Investments 

Boss of £782m investment trust focuses on gold

Boss of £782m investment trust focuses on gold

Forthcoming cuts in US interest rates are likely to mean the price of gold rises, according to Alasdair McKinnon, who runs the £782m Scottish Investment Trust.

US president Donald Trump has called for US interest rates to be cut as his re-election campaign approaches.

Throughout his time in office, Mr Trump has highlighted, via Twitter, the strong performance of the US Stock Market as a vindication of his handling of the economy, and lower interest rates tend to lead to a boost in stock market prices, at least in the short-term.

This is because lower interest rates mean investors earn less on cash deposits, and so are incentivised to invest.

It may also boost stock markets because lower rates may mean lower repayment costs on mortgages and other debts, leaving more cash to spend, increasing demand for the products of companies listed on the stock market.

Mr McKinnon expects that Mr Trump’s wish will be granted, and this is likely to create higher inflation in the US, and this will cause the gold price to rise.

The US central bank is due to issue a policy statement on Wednesday (June 19), which will give an insight into its plans for the coming months.

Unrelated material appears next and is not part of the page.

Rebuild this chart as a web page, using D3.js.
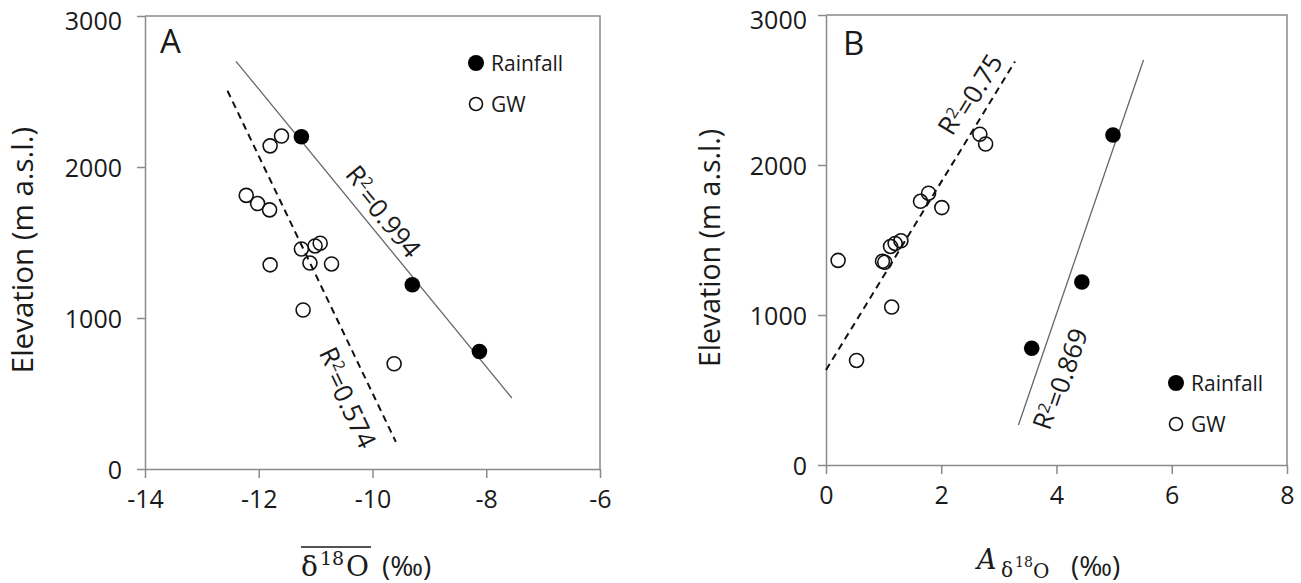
<!DOCTYPE html>
<html>
<head>
<meta charset="utf-8">
<script src="https://cdn.jsdelivr.net/npm/d3@7"></script>
<style>
  body { margin: 0; background: #fff; }
  text { font-family: "Open Sans", sans-serif; fill: #1a1a1a; }
</style>
</head>
<body>
<script>
// values
const rainElev = [2200, 1220, 778];
const rainD18O = [-11.25, -9.3, -8.12];
const rainAmp = [4.98, 4.44, 3.57];

const gwElev = [2205, 2140, 1812, 1758, 1716, 1495, 1477, 1457, 1364, 1358, 1352, 1053, 697];
const gwD18O = [-11.6, -11.8, -12.22, -12.02, -11.81, -10.92, -11.01, -11.25, -11.10, -10.72, -11.80, -11.22, -9.62];
const gwAmp = [2.67, 2.77, 1.78, 1.64, 2.01, 1.30, 1.20, 1.12, 0.21, 0.98, 1.02, 1.14, 0.53];

// regression line end points [x, elevation]
const fitRainA = [[-12.4, 2700], [-7.55, 470]];
const fitGwA = [[-12.55, 2505], [-9.59, 180]];
const fitGwB = [[0, 633], [3.28, 2690]];
const fitRainB = [[3.34, 267], [5.51, 2700]];

// R² labels: text, anchor [x, elevation]
const r2A = [["0.994", [-9.78, 1715]], ["0.574", [-10.40, 479]]];
const r2B = [["0.75", [2.47, 2478]], ["0.869", [4.03, 578]]];

const xTicksA = [-14, -12, -10, -8, -6];
const xTicksB = [0, 2, 4, 6, 8];
const yTicks = [0, 1000, 2000, 3000];

const svg = d3.select('body')
  .append('svg')
  .attr('width', 1301)
  .attr('height', 583);

function panel(opt) {
  const x = d3.scaleLinear().domain(opt.xDomain).range(opt.xRange);
  const y = d3.scaleLinear().domain([0, 3000]).range(opt.yRange);
  const g = svg.append("g");

  const gx = g.append("g")
    .attr("transform", `translate(0,${opt.yRange[0]})`)
    .call(d3.axisBottom(x).tickValues(opt.xTicks).tickSize(9).tickSizeOuter(0)
      .tickPadding(12).tickFormat(d => String(d)));
  const gy = g.append("g")
    .attr("transform", `translate(${opt.xRange[0]},0)`)
    .call(d3.axisLeft(y).tickValues(yTicks).tickSize(8).tickSizeOuter(0)
      .tickPadding(opt.yPad).tickFormat(d => String(d)));
  [gx, gy].forEach(a => {
    a.selectAll("path, line").attr("stroke", "#8a8a8a").attr("stroke-width", 1.5);
    a.selectAll("text").style("font-size", "25px").attr("fill", "#1a1a1a");
  });
  // top label sits a little lower, as in the figure
  gy.selectAll(".tick text").attr("dy", d => d === 3000 ? "0.54em" : "0.38em");

  // box
  g.append("path")
    .attr("d", `M${opt.xRange[0]},${opt.yRange[1]}H${opt.xRange[1]}V${opt.yRange[0]}`)
    .attr("fill", "none").attr("stroke", "#8a8a8a").attr("stroke-width", 1.5);

  const line = d3.line().x(d => x(d[0])).y(d => y(d[1]));
  opt.fits.forEach(f => {
    g.append("path").attr("d", line(f.pts))
      .attr("fill", "none")
      .attr("stroke", f.dash ? "#111" : "#666")
      .attr("stroke-width", f.dash ? 2 : 1.3)
      .attr("stroke-dasharray", f.dash ? "7,5" : null);
  });

  // R² labels along the lines
  opt.labels.forEach((l, i) => {
    const p = opt.fits[i].pts;
    const ang = Math.atan2(y(p[1][1]) - y(p[0][1]), x(p[1][0]) - x(p[0][0])) * 180 / Math.PI;
    const cx = x(l[1][0]), cy = y(l[1][1]);
    const t = g.append("text")
      .attr("transform", `translate(${cx},${cy}) rotate(${ang})`)
      .attr("text-anchor", "middle")
      .attr("dy", "0.35em")
      .style("font-size", "26px");
    t.append("tspan").text("R");
    t.append("tspan").attr("dy", "-0.45em").style("font-size", "16px").text("2");
    t.append("tspan").attr("dy", "0.45em").text("=" + l[0]);
  });

  g.selectAll(".gw")
    .data(opt.gw)
    .join("circle")
    .attr("cx", d => x(d[0])).attr("cy", d => y(d[1]))
    .attr("r", 7)
    .attr("fill", "none").attr("stroke", "#111").attr("stroke-width", 1.6);

  g.selectAll(".rain")
    .data(opt.rain)
    .join("circle")
    .attr("cx", d => x(d[0])).attr("cy", d => y(d[1]))
    .attr("r", 7.8)
    .attr("fill", "#000");

  // legend
  const lg = g.append("g").attr("transform", `translate(${opt.legend[0]},${opt.legend[1]})`);
  lg.append("circle").attr("cx", 0).attr("cy", 0).attr("r", 8).attr("fill", "#000");
  lg.append("circle").attr("cx", 0).attr("cy", 41).attr("r", 6.5)
    .attr("fill", "none").attr("stroke", "#111").attr("stroke-width", 1.6);
  lg.append("text").attr("x", 15).attr("y", 8).style("font-size", "21px").text("Rainfall");
  lg.append("text").attr("x", 15).attr("y", 49).style("font-size", "21px").text("GW");

  g.append("text").attr("x", opt.tag[0]).attr("y", opt.tag[1])
    .style("font-size", "33px").text(opt.tagText);

  g.append("text")
    .attr("transform", `translate(${opt.yTitle[0]},${opt.yTitle[1]}) rotate(-90)`)
    .attr("text-anchor", "middle")
    .style("font-size", opt.yTitle[2] + "px")
    .text("Elevation (m a.s.l.)");

  return g;
}

const gA = panel({
  xDomain: [-14, -6], xRange: [145, 600], yRange: [469, 16], xTicks: xTicksA, yPad: 15,
  rain: rainD18O.map((v, i) => [v, rainElev[i]]),
  gw: gwD18O.map((v, i) => [v, gwElev[i]]),
  fits: [{pts: fitRainA, dash: false}, {pts: fitGwA, dash: true}],
  labels: r2A,
  legend: [476, 63], tag: [160, 53], tagText: "A",
  yTitle: [33, 250, 29.5]
});

const gB = panel({
  xDomain: [0, 8], xRange: [826, 1287], yRange: [465, 15], xTicks: xTicksB, yPad: 11,
  rain: rainAmp.map((v, i) => [v, rainElev[i]]),
  gw: gwAmp.map((v, i) => [v, gwElev[i]]),
  fits: [{pts: fitGwB, dash: true}, {pts: fitRainB, dash: false}],
  labels: r2B,
  legend: [1176, 383], tag: [843, 55], tagText: "B",
  yTitle: [720, 248, 28.5]
});

// x-axis titles
const serif = '"DejaVu Serif", "Liberation Serif", serif';
const tA = gA.append("text").attr("y", 576);
tA.append("tspan").attr("x", 301).style("font-family", serif).style("font-size", "28px").text("δ");
tA.append("tspan").attr("x", 320).attr("y", 565).style("font-family", serif).style("font-size", "19px").text("18");
tA.append("tspan").attr("x", 346).attr("y", 576).style("font-family", serif).style("font-size", "28px").text("O");
tA.append("tspan").attr("x", 382).attr("y", 576).style("font-size", "28px").text("(‰)");
gA.append("line").attr("x1", 301).attr("x2", 371).attr("y1", 547).attr("y2", 547)
  .attr("stroke", "#1a1a1a").attr("stroke-width", 1.6);

const tB = gB.append("text").attr("y", 569);
tB.append("tspan").attr("x", 977).style("font-family", serif).style("font-style", "italic").style("font-size", "27px").text("A");
tB.append("tspan").attr("x", 1001).attr("y", 577).style("font-family", serif).style("font-size", "20px").text("δ");
tB.append("tspan").attr("x", 1015).attr("y", 567).style("font-family", serif).style("font-size", "14px").text("18");
tB.append("tspan").attr("x", 1033).attr("y", 578).style("font-family", serif).style("font-size", "20px").text("O");
tB.append("tspan").attr("x", 1071).attr("y", 576).style("font-size", "28px").text("(‰)");
</script>
</body>
</html>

Mr McKinnon said: "In recent months, President Trump seems to have interpreted market levels as a real-time opinion poll on the competence of his administration. It's easy to see where he is coming from - after all the mantra of President Clinton's original campaign was 'it's the economy, stupid.'

"The trouble is that overall market levels generally do not reflect the current fortunes of the economy. Market levels, in fact, better reflect the degree of confidence in the aforementioned 'disruption' bubble.

"As we expect this bubble to deflate, we think it is highly likely that President Trump's vociferous campaign for the US Federal Reserve to cut interest rates and print more money will ultimately prove successful."

He added: "We expect our gold miners to be one of the principal beneficiaries of this shift in monetary policy.

"Whereas the value of paper currency is eroded by the unrestrained printing of new money, gold has historically maintained its purchasing power over long periods of time. We also see opportunities for long term investors in many areas overlooked in the current environment."

His comments are contained in the half-yearly report of the trust, released to the stock market this morning (17 June).

The trust lost 0.1 per cent in that six month period to the end of April, much worse than the performance of the market as a whole.

The fund manager said this is because the trust has invested in many unfashionable stocks that will perform better when market conditions change.